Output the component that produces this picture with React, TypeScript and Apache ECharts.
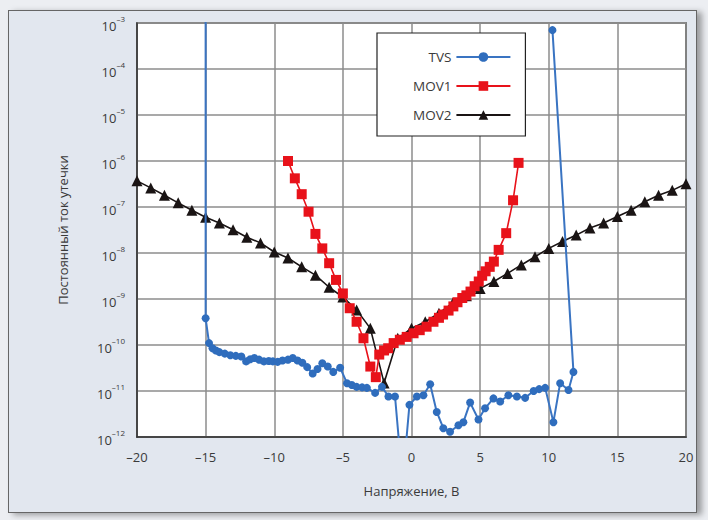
--
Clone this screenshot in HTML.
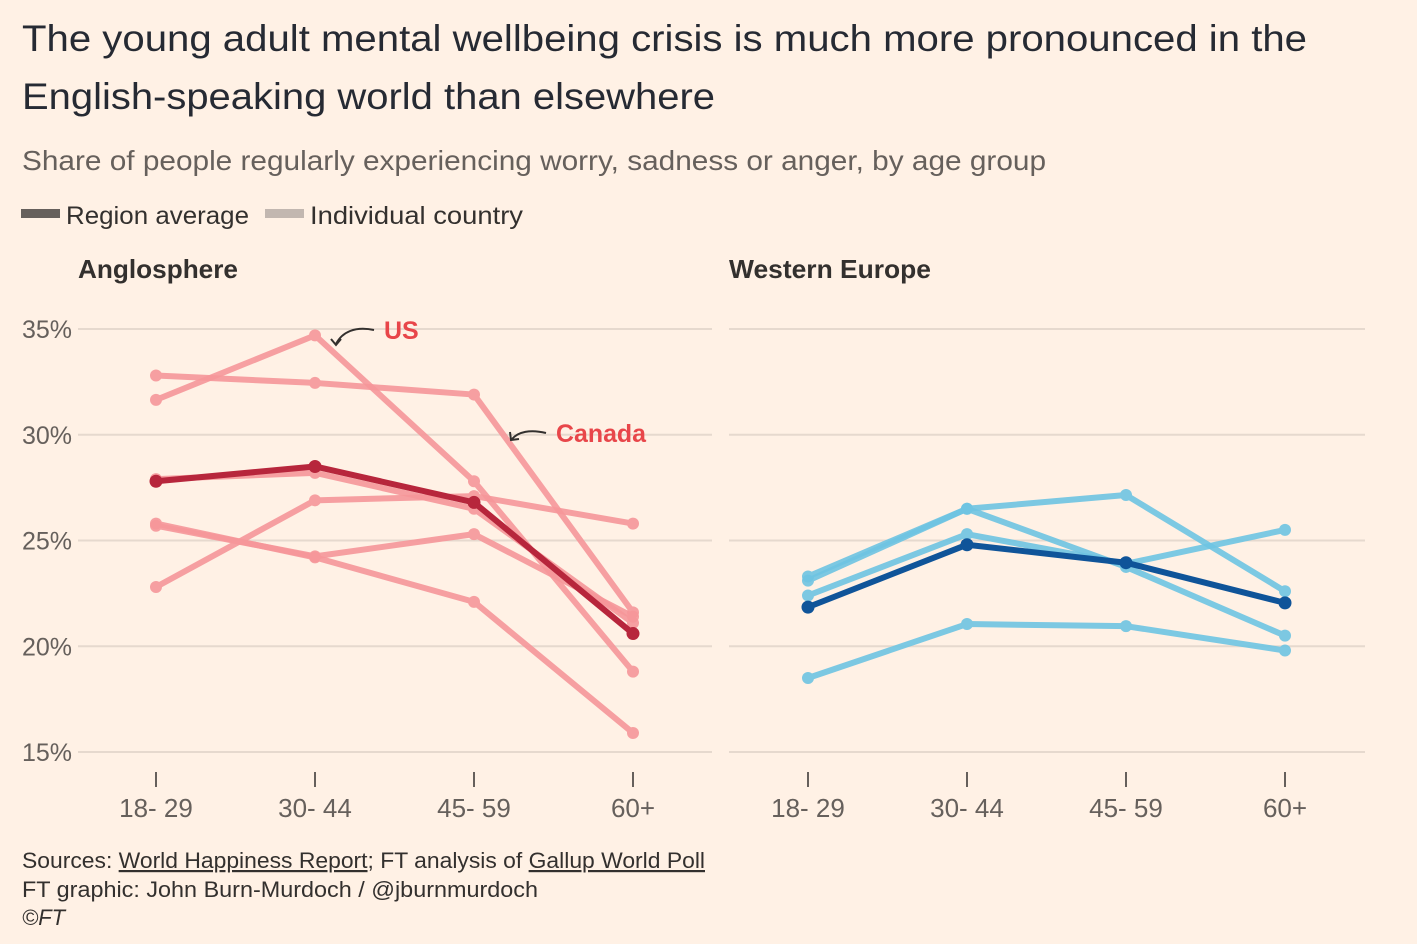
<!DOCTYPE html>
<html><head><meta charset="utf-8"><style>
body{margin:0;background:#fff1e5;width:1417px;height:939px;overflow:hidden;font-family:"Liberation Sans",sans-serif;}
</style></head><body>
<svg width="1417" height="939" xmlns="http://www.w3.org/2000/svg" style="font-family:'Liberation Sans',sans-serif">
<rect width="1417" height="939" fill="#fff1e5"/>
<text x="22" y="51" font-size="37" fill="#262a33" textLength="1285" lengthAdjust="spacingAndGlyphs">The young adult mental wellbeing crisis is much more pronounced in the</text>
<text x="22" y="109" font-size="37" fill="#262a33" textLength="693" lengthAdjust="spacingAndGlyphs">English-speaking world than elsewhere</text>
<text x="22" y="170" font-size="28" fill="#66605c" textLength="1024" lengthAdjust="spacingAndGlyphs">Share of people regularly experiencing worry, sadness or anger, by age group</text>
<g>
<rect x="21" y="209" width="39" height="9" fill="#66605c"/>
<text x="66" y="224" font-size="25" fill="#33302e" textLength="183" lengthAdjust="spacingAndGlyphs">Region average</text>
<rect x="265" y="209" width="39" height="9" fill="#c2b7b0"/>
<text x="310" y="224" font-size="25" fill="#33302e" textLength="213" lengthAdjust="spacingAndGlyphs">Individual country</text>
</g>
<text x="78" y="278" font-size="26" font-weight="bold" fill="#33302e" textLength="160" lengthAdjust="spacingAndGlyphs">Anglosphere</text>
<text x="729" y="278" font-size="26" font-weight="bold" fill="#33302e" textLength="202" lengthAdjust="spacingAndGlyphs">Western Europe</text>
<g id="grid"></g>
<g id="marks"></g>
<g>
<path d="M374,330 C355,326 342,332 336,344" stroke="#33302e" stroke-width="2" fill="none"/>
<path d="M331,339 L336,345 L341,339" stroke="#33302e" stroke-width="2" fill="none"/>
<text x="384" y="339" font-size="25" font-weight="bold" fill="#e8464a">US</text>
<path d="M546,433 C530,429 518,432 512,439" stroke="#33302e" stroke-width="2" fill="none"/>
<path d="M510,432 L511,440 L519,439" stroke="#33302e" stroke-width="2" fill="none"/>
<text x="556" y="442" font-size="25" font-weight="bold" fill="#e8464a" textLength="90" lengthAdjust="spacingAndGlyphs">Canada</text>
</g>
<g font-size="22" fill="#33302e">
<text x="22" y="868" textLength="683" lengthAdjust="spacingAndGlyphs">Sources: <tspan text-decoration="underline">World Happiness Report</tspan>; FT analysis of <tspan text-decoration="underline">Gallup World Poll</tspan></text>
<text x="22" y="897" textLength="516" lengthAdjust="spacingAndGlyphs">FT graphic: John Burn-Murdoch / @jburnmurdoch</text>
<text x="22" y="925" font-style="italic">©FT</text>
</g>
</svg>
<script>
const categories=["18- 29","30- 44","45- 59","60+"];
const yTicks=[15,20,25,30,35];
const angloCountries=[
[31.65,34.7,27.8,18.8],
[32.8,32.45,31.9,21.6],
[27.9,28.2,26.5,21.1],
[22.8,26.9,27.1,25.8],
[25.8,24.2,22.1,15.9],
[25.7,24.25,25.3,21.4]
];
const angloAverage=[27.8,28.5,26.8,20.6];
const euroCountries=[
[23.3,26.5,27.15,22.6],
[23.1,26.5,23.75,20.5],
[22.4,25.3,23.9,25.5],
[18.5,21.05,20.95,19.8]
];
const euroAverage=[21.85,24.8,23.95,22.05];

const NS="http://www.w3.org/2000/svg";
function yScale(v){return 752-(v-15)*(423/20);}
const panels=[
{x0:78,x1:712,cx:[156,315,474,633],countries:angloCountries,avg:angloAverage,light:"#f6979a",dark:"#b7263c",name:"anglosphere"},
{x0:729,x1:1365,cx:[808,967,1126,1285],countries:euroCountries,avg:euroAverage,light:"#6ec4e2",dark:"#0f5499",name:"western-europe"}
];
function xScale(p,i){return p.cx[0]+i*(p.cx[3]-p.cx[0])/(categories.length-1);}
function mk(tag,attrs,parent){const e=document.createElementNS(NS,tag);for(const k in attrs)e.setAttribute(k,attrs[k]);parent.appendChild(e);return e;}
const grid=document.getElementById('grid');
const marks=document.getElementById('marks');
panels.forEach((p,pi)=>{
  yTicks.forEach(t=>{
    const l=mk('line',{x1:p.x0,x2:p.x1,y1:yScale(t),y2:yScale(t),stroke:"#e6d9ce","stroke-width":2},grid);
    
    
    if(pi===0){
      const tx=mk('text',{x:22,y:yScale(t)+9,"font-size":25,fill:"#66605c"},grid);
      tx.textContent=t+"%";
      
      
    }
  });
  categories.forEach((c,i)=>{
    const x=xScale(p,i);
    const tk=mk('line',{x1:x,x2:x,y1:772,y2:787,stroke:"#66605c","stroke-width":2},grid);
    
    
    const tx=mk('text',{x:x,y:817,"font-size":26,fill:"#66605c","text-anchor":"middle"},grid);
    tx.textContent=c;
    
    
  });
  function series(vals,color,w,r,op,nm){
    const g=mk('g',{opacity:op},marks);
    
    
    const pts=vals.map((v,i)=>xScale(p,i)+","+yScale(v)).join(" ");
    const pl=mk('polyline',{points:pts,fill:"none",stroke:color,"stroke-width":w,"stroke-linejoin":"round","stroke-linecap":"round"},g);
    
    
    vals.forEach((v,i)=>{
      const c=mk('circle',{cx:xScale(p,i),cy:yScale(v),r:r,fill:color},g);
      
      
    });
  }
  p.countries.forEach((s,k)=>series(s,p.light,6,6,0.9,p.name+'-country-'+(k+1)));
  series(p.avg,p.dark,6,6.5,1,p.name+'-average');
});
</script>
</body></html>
==
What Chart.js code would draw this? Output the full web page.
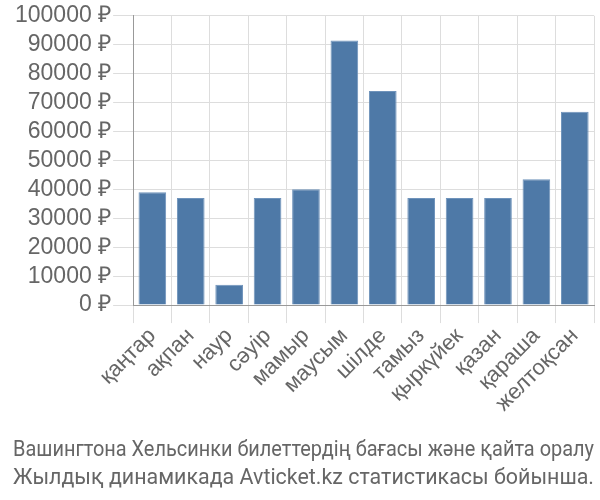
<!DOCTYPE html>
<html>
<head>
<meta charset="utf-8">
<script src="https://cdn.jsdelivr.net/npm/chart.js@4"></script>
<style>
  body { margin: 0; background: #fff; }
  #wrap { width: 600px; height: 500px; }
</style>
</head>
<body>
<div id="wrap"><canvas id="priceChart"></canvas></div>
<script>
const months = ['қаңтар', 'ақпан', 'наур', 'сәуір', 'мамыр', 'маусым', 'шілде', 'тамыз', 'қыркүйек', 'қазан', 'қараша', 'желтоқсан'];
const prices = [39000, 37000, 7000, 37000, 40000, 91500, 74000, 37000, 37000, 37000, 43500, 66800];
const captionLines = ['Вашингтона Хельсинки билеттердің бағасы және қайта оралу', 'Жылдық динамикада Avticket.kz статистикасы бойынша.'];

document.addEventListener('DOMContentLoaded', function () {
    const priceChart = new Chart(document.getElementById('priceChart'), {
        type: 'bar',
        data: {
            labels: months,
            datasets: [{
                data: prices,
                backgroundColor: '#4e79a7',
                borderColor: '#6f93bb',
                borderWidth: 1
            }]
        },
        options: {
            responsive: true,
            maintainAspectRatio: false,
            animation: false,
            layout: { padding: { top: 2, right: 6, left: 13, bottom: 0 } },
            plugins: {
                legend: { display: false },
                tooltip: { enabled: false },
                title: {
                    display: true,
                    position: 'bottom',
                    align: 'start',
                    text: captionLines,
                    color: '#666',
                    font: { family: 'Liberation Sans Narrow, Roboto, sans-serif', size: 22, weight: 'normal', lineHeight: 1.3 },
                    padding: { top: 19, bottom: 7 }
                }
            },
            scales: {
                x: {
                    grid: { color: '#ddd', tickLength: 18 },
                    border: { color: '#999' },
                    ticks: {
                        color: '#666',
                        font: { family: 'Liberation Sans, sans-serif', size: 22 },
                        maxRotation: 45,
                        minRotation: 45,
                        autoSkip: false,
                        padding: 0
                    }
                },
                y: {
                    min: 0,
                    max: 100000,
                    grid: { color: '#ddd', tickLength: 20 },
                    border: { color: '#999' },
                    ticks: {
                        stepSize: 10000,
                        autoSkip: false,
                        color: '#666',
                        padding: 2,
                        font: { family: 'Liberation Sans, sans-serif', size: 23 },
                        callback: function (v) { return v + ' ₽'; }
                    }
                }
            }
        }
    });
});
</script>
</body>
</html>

▸ GIVEN INSTRUCTION
Identify and copy the lines holding the word "this".

▸ RESULT
Output the component that produces this picture with React, TypeScript and Apache ECharts.
Clone this screenshot in HTML.
What Chart.js code would draw this? Output the full web page.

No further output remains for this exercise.